The Council of the European Union has recommended that the European Parliament grant discharge to the European Commission for implementing the EU's 2024 budget, while expressing regret over the European Court of Auditors' adverse opinion on the legality and regularity of expenditure. In a note dated 2 June 2026, the Council acknowledges the clean opinion on the accounts' reliability but highlights the Court's qualified opinion on the Recovery and Resilience Facility (RRF) and an overall error rate of 3.6%, which remains above the materiality threshold of 2%. The Council calls for continued simplification of rules and improved financial management across all spending programmes.

Document Details and Legal Basis The document, prepared for the Council meeting on 10 February 2026, is a recommendation under Article 319 of the Treaty on the Functioning of the European Union (TFEU) and the EU's Financial Regulation. It forms part of the annual budgetary discharge procedure, where the Council provides its assessment before the European Parliament takes the final decision on granting discharge to the Commission.

Policy Orientations and Trade-offs The Council's recommendation balances oversight and trust. On one hand, it welcomes the clean opinion on accounts, indicating that the EU's financial reporting is reliable. On the other hand, it regrets the adverse opinion on expenditure legality and regularity, which signals persistent control weaknesses. The error rate decrease from previous years is noted positively, but the Council stresses that further simplification of rules and enhanced financial management are needed to bring errors below the materiality threshold. This reflects a trade-off between maintaining robust control mechanisms and avoiding excessive administrative burden that could slow down programme implementation.

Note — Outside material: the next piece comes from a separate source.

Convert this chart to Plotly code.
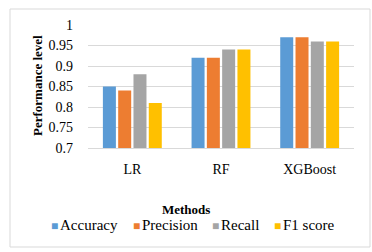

Impact on Stakeholders - European Commission: The recommendation supports the Commission's request for discharge, but the adverse opinion and qualified RRF opinion may lead to increased scrutiny and demands for corrective measures in future budget implementation. - EU taxpayers: The high error rate implies that some EU funds may not have been spent in full compliance with rules, potentially affecting the efficiency and integrity of EU spending. - Member States: As beneficiaries of EU funds, they may face tighter controls and simplified rules to reduce errors, which could affect their administrative processes. - Recovery and Resilience Facility beneficiaries: The qualified opinion on the RRF may lead to stricter monitoring and reporting requirements for national recovery plans.

Expected Institutional Follow-up The European Parliament will now consider the Council's recommendation and the Court of Auditors' report before voting on whether to grant discharge to the Commission. The Parliament's Committee on Budgetary Control is expected to hold hearings and issue a report, with a plenary vote likely in the coming months. The outcome will influence the Commission's future budget management and may prompt legislative proposals to simplify financial rules.